223c7853 I------ 1 perm 1f030000 0 0 keyring .system_keyring: 1
302d2d52 I------ 1 perm 1f010000 0 0 asymmetri Fedora kernel signing key: d69a84e6bce3d216b979e9505b3e3ef9a7118079: X509.RSA a7118079 []
...
Beyond the public key generated specifically for module signing, additional
trusted certificates can be provided in a PEM-encoded file referenced by the
``CONFIG_SYSTEM_TRUSTED_KEYS`` configuration option.
Further, the architecture code may take public keys from a hardware store and
add those in also (e.g. from the UEFI key database).
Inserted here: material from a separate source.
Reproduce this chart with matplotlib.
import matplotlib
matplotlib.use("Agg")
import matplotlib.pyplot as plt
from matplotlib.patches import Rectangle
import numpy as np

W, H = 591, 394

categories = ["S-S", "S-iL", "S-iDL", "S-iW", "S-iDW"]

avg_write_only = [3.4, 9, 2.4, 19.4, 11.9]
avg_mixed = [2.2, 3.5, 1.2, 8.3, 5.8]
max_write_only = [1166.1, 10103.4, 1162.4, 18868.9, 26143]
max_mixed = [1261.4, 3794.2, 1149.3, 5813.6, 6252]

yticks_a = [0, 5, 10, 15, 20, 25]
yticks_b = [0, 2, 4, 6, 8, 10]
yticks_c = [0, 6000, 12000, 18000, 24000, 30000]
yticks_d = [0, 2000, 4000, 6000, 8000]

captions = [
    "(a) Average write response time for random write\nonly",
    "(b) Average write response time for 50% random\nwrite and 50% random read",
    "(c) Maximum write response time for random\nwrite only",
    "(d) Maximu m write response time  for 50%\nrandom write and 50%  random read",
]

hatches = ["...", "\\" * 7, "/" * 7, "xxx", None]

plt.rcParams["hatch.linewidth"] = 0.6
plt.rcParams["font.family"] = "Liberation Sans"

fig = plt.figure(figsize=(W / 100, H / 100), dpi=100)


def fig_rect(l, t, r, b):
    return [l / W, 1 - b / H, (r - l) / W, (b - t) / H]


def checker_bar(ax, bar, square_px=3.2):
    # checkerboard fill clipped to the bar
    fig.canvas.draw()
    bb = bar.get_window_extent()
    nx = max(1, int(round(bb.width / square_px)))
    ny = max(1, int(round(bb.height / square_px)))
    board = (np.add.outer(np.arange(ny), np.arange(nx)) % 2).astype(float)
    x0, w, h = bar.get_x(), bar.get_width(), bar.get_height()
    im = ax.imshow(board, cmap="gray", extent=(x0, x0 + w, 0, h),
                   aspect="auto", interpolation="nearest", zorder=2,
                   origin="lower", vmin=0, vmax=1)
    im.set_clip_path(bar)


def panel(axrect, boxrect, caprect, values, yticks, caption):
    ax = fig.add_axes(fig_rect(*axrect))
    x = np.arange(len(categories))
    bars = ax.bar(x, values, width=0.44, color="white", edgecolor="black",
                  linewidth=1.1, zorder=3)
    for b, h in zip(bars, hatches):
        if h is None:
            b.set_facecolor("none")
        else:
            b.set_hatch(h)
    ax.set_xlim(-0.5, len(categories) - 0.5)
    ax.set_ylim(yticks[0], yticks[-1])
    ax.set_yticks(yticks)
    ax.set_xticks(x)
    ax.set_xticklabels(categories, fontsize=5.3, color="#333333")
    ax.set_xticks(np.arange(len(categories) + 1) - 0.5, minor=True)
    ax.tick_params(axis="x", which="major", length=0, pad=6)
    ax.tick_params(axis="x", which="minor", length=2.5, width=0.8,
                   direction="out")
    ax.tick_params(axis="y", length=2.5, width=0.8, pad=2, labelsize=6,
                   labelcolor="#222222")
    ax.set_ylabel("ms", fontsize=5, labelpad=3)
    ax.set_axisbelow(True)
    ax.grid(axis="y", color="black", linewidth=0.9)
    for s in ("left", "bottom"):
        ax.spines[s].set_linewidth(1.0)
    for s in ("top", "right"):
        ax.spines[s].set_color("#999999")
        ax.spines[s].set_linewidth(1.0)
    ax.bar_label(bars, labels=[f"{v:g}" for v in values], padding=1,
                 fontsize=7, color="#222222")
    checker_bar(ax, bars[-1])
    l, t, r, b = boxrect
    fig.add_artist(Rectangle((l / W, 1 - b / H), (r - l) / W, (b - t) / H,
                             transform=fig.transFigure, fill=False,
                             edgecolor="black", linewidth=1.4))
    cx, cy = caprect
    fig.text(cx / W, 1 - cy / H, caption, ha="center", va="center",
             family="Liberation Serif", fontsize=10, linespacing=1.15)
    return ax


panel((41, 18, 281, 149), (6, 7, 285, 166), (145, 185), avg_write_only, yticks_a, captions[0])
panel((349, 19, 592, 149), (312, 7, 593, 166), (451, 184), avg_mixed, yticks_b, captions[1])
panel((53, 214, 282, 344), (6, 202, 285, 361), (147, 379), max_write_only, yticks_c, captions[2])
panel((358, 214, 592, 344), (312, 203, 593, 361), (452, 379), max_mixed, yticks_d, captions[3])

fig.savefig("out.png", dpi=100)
Finally, it is possible to add additional public keys by doing::
keyctl padd asymmetric "" [.system_keyring-ID] <[key-file]
e.g.::
keyctl padd asymmetric "" 0x223c7853 <my_public_key.x509
Note, however, that the kernel will only permit keys to be added to
``.system_keyring _if_`` the new key's X.509 wrapper is validly signed by a key
that is already resident in the .system_keyring at the time the key was added.
========================
Manually signing modules
========================
To manually sign a module, use the scripts/sign-file tool available in
the Linux kernel source tree. The script requires 4 arguments:
1. The hash algorithm (e.g., sha256)
2. The private key filename or PKCS#11 URI
3. The public key filename
4. The kernel module to be signed
The following is an example to sign a kernel module::
scripts/sign-file sha512 kernel-signkey.priv \
kernel-signkey.x509 module.ko
The hash algorithm used does not have to match the one configured, but if it
doesn't, you should make sure that hash algorithm is either built into the
kernel or can be loaded without requiring itself.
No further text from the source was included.